Which language provides the most random alphabetically sorted sequence?
Data
| N | Eng | Dut | Ger | Tur | Chi | Lex |
|----+-----+-----+-----+-----+-----+-----|
| 1 | 8 | 8 | 8 | 6 | 8 | 1 |
| 2 | 11 | 3 | 3 | 5 | 2 | 10 |
| 3 | 5 | 1 | 1 | 1 | 9 | 11 |
| 4 | 4 | 11 | 11 | 9 | 6 | 12 |
| 5 | 9 | 9 | 5 | 4 | 3 | 2 |
| 6 | 1 | 10 | 9 | 2 | 4 | 3 |
| 7 | 7 | 12 | 6 | 10 | 7 | 4 |
| 8 | 6 | 2 | 7 | 11 | 10 | 5 |
| 9 | 10 | 4 | 4 | 12 | 12 | 6 |
| 10 | 3 | 5 | 10 | 8 | 11 | 7 |
| 11 | 12 | 6 | 2 | 3 | 5 | 8 |
| 12 | 2 | 7 | 12 | 7 | 1 | 9 |
Sourced from comments in thread (English from image, Dutch from [email protected], German from [email protected] , Turkish from some rando, Chinese from [email protected], Lexicographical from [email protected])
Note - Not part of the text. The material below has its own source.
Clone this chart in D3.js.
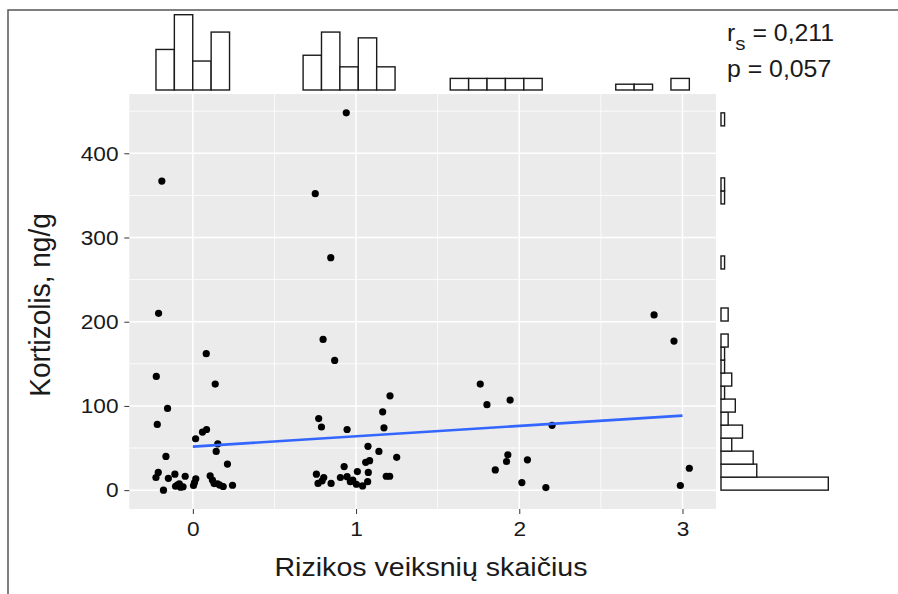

Plot with Correlation Scores
We will compute the pearson correlation (r-statistic) score by comparing the base number (column 1) with the corresponding language column. We will also compute the Serial correlation, by creating staggered columns that measure how close a number is in a sequence to the one before it.
Staggered Table
cat alphabetic.tab \
| awk '{print $0"\t"prE"\t"prD"\t"prG"\t"prT"\t"prC"\t"prL;prE=$2;prD=$3;prG=$4;prT=$5;prC=$6;prL=$7}' \
| tee alphabetic.tab.stagger
Plot Code
gnuplot -p -e '
set xlabel "Base Sequence";
set ylabel "Alphabetic";
set xtics 1,1,12;
set ytics 1,1,12;
set title "Alphabetic Number Plot with Correlation Score";
set rmargin 25; set key at graph 1.5,0.9;
set size ratio 0.45;
stats "alphabetic.tab.stagger" using 1:2 name "E";
stats "" using 1:3 name "D";
stats "" using 1:4 name "G";
stats "" using 1:5 name "T";
stats "" using 1:6 name "C";
stats "" using 1:7 name "L";
stats "" using 2:8 name "ES";
stats "" using 3:9 name "DS";
stats "" using 4:10 name "GS";
stats "" using 5:11 name "TS";
stats "" using 6:12 name "CS";
stats "" using 7:13 name "LS";
set label 1 sprintf("%10s %6s %6s", "", "Base", "Stagger") at graph 1.07,0.95;
plot "" using 1:2 with lines lw 3 title sprintf("%10s %+.3f %+.3f", "English", E_correlation, ES_correlation),
"" using 1:3 with lines lw 3 title sprintf("%10s %+.3f %+.3f", "Dutch", D_correlation, DS_correlation),
"" using 1:4 with lines lw 3 title sprintf("%10s %+.3f %+.3f", "German", G_correlation, GS_correlation),
"" using 1:5 with lines lw 3 title sprintf("%10s %+.3f %+.3f", "Turkish", T_correlation, TS_correlation),
"" using 1:6 with lines lw 3 title sprintf("%10s %+.3f %+.3f", "Chinese", C_correlation, CS_correlation),
"" using 1:7 with lines lw 1 title sprintf("%10s %+.3f %+.3f", "Lexicon", L_correlation, LS_correlation)
'
It looks like Dutch has the lowest (near 0) correlation to both the base sequence and it's own staggered sequence, with Turkish mirroring it's staggered randomness somewhat.
The least random alphabetic sequences are English and German.
Updated: Added chinese and staggered analysis.